Тайны дворца, тайны королевского двора… А за Вермееровой девчушкой тайны городского подворья, где она растет и быстро зреет, по-своему ничуть не менее жгучие. Она еще подросток, но уже сведущий, прозревающий свою суть, маленькая Ева, готовая вкусить от запретного плода. У нее грешный, чуть приоткрытый рот, опасноватый скос глаз при совсем детской припухлости щек. И как женствен поворот ее ладненькой головки! Как хорошо подобрала она тона своих одежд и откинула хвост тюрбана! Что ждет ее в будущем? Едва ли это миловидное существо станет кружевницей или хозяюшкой-хлопотуньей. Уж скорее той румяницей, что принимает монетку от офицера. Такая может выбиться в «Женщину, взвешивающую жемчуг», или в «Даму у спинета», или в ту, с лютней, которой служанка вручила послание любви («Любовное письмо»). А может, и еще выше шагнет. В ее детской хрупкости большая жизненная сила, угаданная художником.
Есть у Вермеера и другая девичья головка — брюссельский «Портрет девушки». Все так похоже: ракурс, скос глаз, овал лица, одежда, головной убор, — но характер совсем иной — куда проще, бесхитростней, наивней. Вермеер словно решил посмеяться над теми, кто будет упрекать его в имперсональности: вот вам — живописно один к одному, а характеры разные.
Я так много говорю об этом, ибо мне ненавистно прокрустово ложе, на которое искусствоведы стремятся уложить художника. Большого художника всегда приходится обрубать, чтобы он поместился. Отказав Вермееру в психологизме, его вытолкнули из портретистов. Конечно, Вермеер не Франс Хальс, которого увлекала лишь глубина человека. Словно подтверждая высказывание Паскаля, что человеку по-настоящему интересен только человек, Хальс всю жизнь писал лишь человеческое лицо, причем не лицо вообще, а конкретного человека. И наделил не иссякающим в веках интересом вполне заурядные лица разных бургомистров, суконщиков, торговцев, офицеров, просто бюргеров и почтенных жен их.
И для Вермеера человек далеко не всегда был лишь сочетанием красочных пятен.
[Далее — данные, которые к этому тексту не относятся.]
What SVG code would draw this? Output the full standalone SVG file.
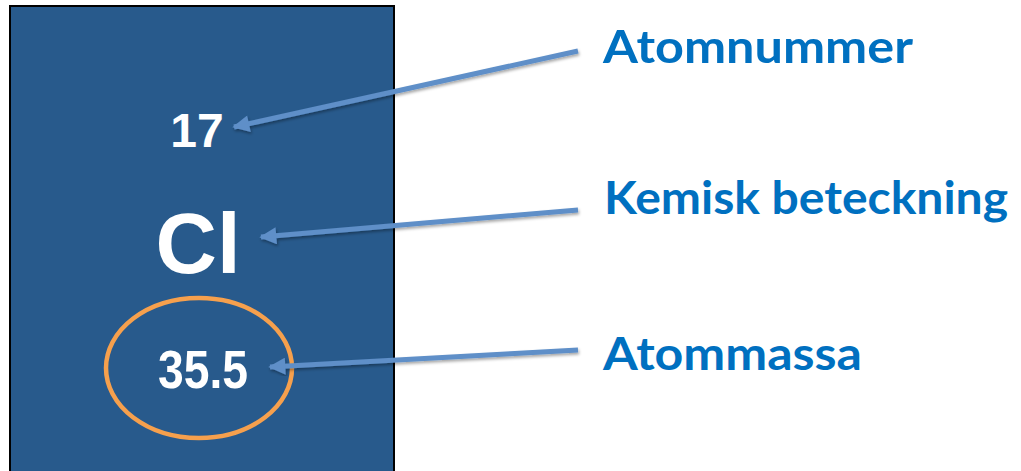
<svg xmlns="http://www.w3.org/2000/svg" width="1021" height="471" viewBox="0 0 1021 471">
<style>
.lbl{font-family:Lato,"Open Sans","Liberation Sans",sans-serif;font-weight:bold;fill:#0070C0;font-size:46px}
.num{font-family:"Liberation Sans",Arial,sans-serif;font-weight:bold;fill:#ffffff;text-anchor:middle}
.conn{stroke:#5E8FC8;stroke-width:5;fill:none;marker-end:url(#ah);filter:url(#sh)}
</style>
<defs>
<marker id="ah" viewBox="0 0 10 10" refX="9" refY="5" markerWidth="3.6" markerHeight="3.4" orient="auto" markerUnits="strokeWidth">
<path d="M0,0 L10,5 L0,10 z" fill="#5E8FC8"/>
</marker>
<filter id="sh" x="-10%" y="-50%" width="120%" height="200%">
<feDropShadow dx="1" dy="2" stdDeviation="1.5" flood-color="#000" flood-opacity="0.35"/>
</filter>
</defs>
<g id="element">
<rect x="10" y="6" width="384" height="480" fill="#285A8C" stroke="#000" stroke-width="2"/>
<text class="num" x="197" y="147" font-size="48">17</text>
<text class="num" x="198" y="273" font-size="85">Cl</text>
<text class="num" x="203" y="388" font-size="53" textLength="90" lengthAdjust="spacingAndGlyphs">35.5</text>
<ellipse cx="199" cy="368" rx="93" ry="70" fill="none" stroke="#F6A04D" stroke-width="4.5"/>
</g>
<g id="labels">
<text id="atomnummer" class="lbl" x="603" y="63" textLength="310" lengthAdjust="spacingAndGlyphs">Atomnummer</text>
<text id="kemisk" class="lbl" x="604" y="214" textLength="404" lengthAdjust="spacingAndGlyphs">Kemisk beteckning</text>
<text id="atommassa" class="lbl" x="603" y="370" textLength="259" lengthAdjust="spacingAndGlyphs">Atommassa</text>
</g>
<g id="connectors">
<line class="conn" x1="578" y1="51" x2="234" y2="127"/>
<line class="conn" x1="578" y1="210" x2="261" y2="237"/>
<line class="conn" x1="578" y1="350" x2="270" y2="367"/>
</g>
</svg>
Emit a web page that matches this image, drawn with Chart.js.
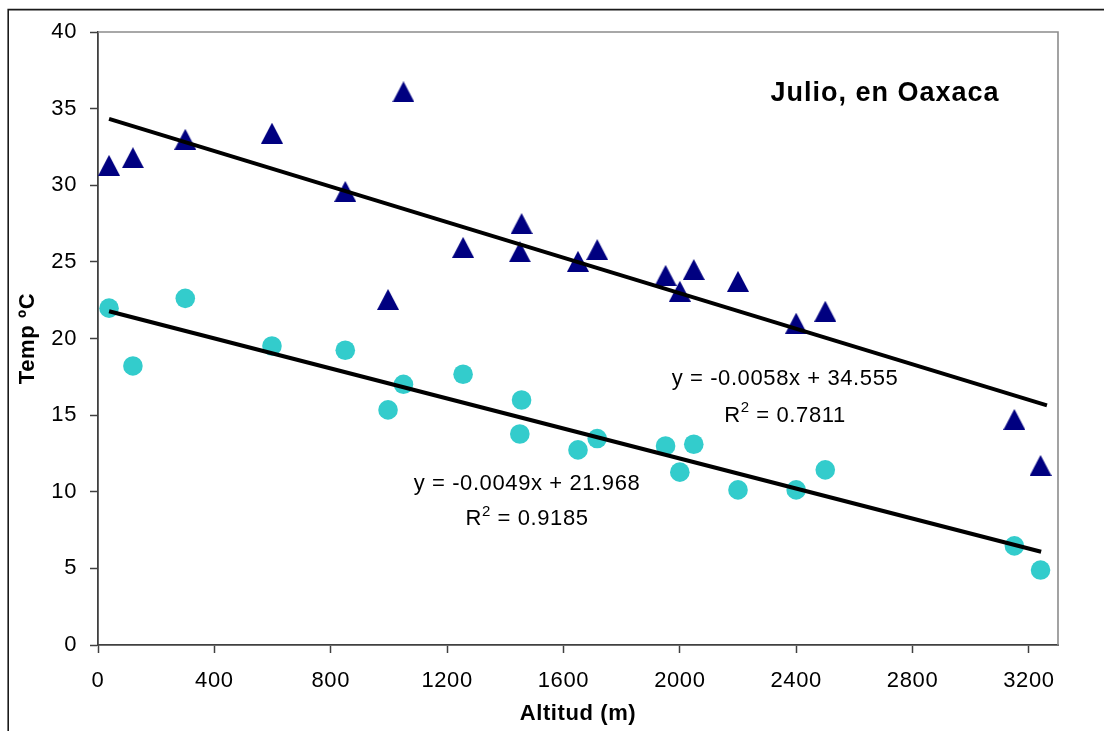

Остротой психологической характеристики отмечены персонажи картин: «У сводни», «Кружевница», «Женщина, взвешивающая жемчуг», «Географ», две девичьи головки.
Но Вермеера интересовало и другое, быть может, в первую очередь — сама живопись, игра света на предметах, лицах, одежде, переливы красок, велюры, все богатство многоцветья, без которого пир жизни потерял бы свое великолепие, и когда он отдается чистой живописной стихии, то впрямь становится имперсонален — всякую психологию побоку!
Впрочем, слишком категоричные утверждения всегда ложны. Жан Жироду остроумно говорил, что Трою погубили утверждения. Случалось у Вермеера, что оба творческих импульса совпадали. Когда смотришь на «Офицера и сме ющуюся девушку» — так скромно названа сценка в публичном доме, где юная дама красноречиво, хотя и застенчиво, подставила ладошку под монету, — то сперва глаз не можешь отвести от изумительно красного камзола офицера (этот любитель летучих наслаждений настолько не интересовал художника, что он усадил его спиной к зрителям) — как чудесно принимает солнечные блики и прозрачные тени киноварная гладь! Затем переводишь взгляд на его огромную темную шляпу — кусок ночи в цветенье дня — и, оскользнув бегло стену с географической картой — к чему это в бардаке? — сосредоточиваешься на прелестном лице женщины, лукаво-безгрешном и таком манящем, что плакать хочется об ушедшей молодости.
Вот в «Спящей девушке» берлинского музея натура является лишь объектом для игры света (недаром художник закрыл глаза девушке, а ведь без глаз лицо — маска). Здесь человеческая фигура значит для художника ничуть не больше, чем великолепная скатерть, ваза с фруктами, кувшин, кресло, приоткрытая дверь. Но почему картина не только восхищает, но и волнует? Солнечный свет в комнате будит множество воспоминаний, ассоциаций, затрагивает что-то сокровенное в душе.